The montly payments difference of these two rates is around $400. At one side, 15 yr will help cummulate more equity. But 30yr will provide more cash flow. This will be my first investment property. I plan to get more. I don't have a specific strategy yet. For now, i am just betting on house value appreciation.  Which one should i choose? 


A) Buy for cash flow. Appreciation is gravy - though in some markets it can be the meat. 

B) Because of A, do the  30yr.  - it will allow you to build funds toward your next acquisition sooner.  

Thanks Doug! I agree with you but just want to give away 1.25% rate difference. 

If you already bet on appreciation, it is better to secure cash flow. If the spread between 30 years and 15 years is $400 monthly, you must have a substantial loan in mind. Security in financial investments is important.

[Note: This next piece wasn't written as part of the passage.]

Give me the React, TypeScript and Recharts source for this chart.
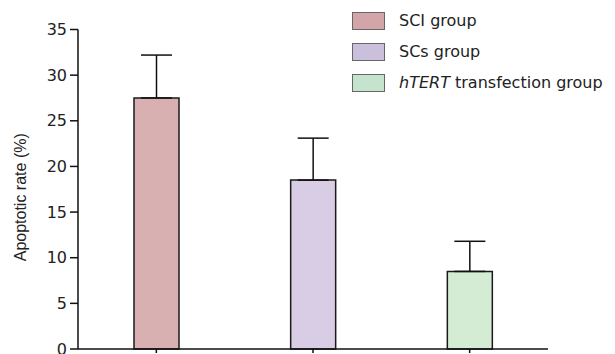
import { BarChart, Bar, XAxis, YAxis, ErrorBar, Cell, Label } from "recharts";

// groups, means and upper SD
const groups = ["SCI group", "SCs group", "hTERT transfection group"];
const rates = [27.5, 18.5, 8.5];
const sds = [4.7, 4.6, 3.3];
const barColors = ["#d9b0b1", "#d9cde6", "#d4ebd4"];
const legendColors = ["#d4a5a8", "#cbc0dc", "#c6e3cd"];
const yTicks = [0, 5, 10, 15, 20, 25, 30, 35];

const data = groups.map((g, i) => ({
  group: g,
  rate: rates[i],
  err: [0, sds[i]],
}));

const font = "'DejaVu Sans', sans-serif";
const labelFont = "'Liberation Sans', Arial, sans-serif";

function LegendBox() {
  return (
    <div
      style={{
        position: "absolute",
        left: 352,
        top: 5,
        fontFamily: font,
        fontSize: 16,
        color: "#222",
        whiteSpace: "nowrap",
      }}
    >
      {groups.map((g, i) => (
        <div key={g} style={{ display: "flex", alignItems: "center", height: 31 }}>
          <span
            style={{
              display: "inline-block",
              width: 31,
              height: 16,
              background: legendColors[i],
              border: "1px solid #666",
              marginRight: 14,
            }}
          />
          {i === 2 ? (
            <span>
              <i>hTERT</i> transfection group
            </span>
          ) : (
            <span>{g}</span>
          )}
        </div>
      ))}
    </div>
  );
}

export default function App() {
  return (
    <div style={{ position: "absolute", left: 0, top: 0, width: 615, height: 354 }}>
      <BarChart
        width={615}
        height={354}
        data={data}
        margin={{ top: 29.5, right: 67, bottom: 0, left: 0 }}
      >
        <XAxis
          dataKey="group"
          height={5}
          tickSize={4}
          tick={() => <g />}
          axisLine={{ stroke: "#111", strokeWidth: 1.5 }}
          tickLine={{ stroke: "#111", strokeWidth: 1.5 }}
        />
        <YAxis
          width={78}
          domain={[0, 35]}
          ticks={yTicks}
          interval={0}
          tickSize={8}
          tickMargin={3}
          tick={{ fill: "#222", fontSize: 16, fontFamily: font }}
          axisLine={{ stroke: "#111", strokeWidth: 1.5 }}
          tickLine={{ stroke: "#111", strokeWidth: 1.5 }}
        >
          <Label
            value="Apoptotic rate (%)"
            angle={-90}
            position="insideLeft"
            offset={20}
            dy={8}
            style={{ textAnchor: "middle", fill: "#222", fontSize: 16, fontFamily: labelFont }}
          />
        </YAxis>
        <Bar dataKey="rate" barSize={45} stroke="#1a1a1a" strokeWidth={1.5} isAnimationActive={false}>
          {data.map((d, i) => (
            <Cell key={d.group} fill={barColors[i]} />
          ))}
          <ErrorBar dataKey="err" width={15.5} stroke="#111" strokeWidth={1.5} direction="y" />
        </Bar>
      </BarChart>
      <LegendBox />
    </div>
  );
}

That is a real good point. when rates go up next year, longer term loans do provide securities. The loan amount is 330k.

1)  How long do you intend to hold the property for?

2)  Do you "need" the extra $400, either to cover monthly expenses, or to help with your debt-to-income on other deals?

I think the answers to these two questions should let us help with an answer.......

Originally posted by @Diana Tian:

Thanks Doug! I agree with you but just want to give away 1.25% rate difference. 

You're NOT giving anything away.  You're buying 15 MORE years of flexibility for only 1.25%.  Pretty good deal.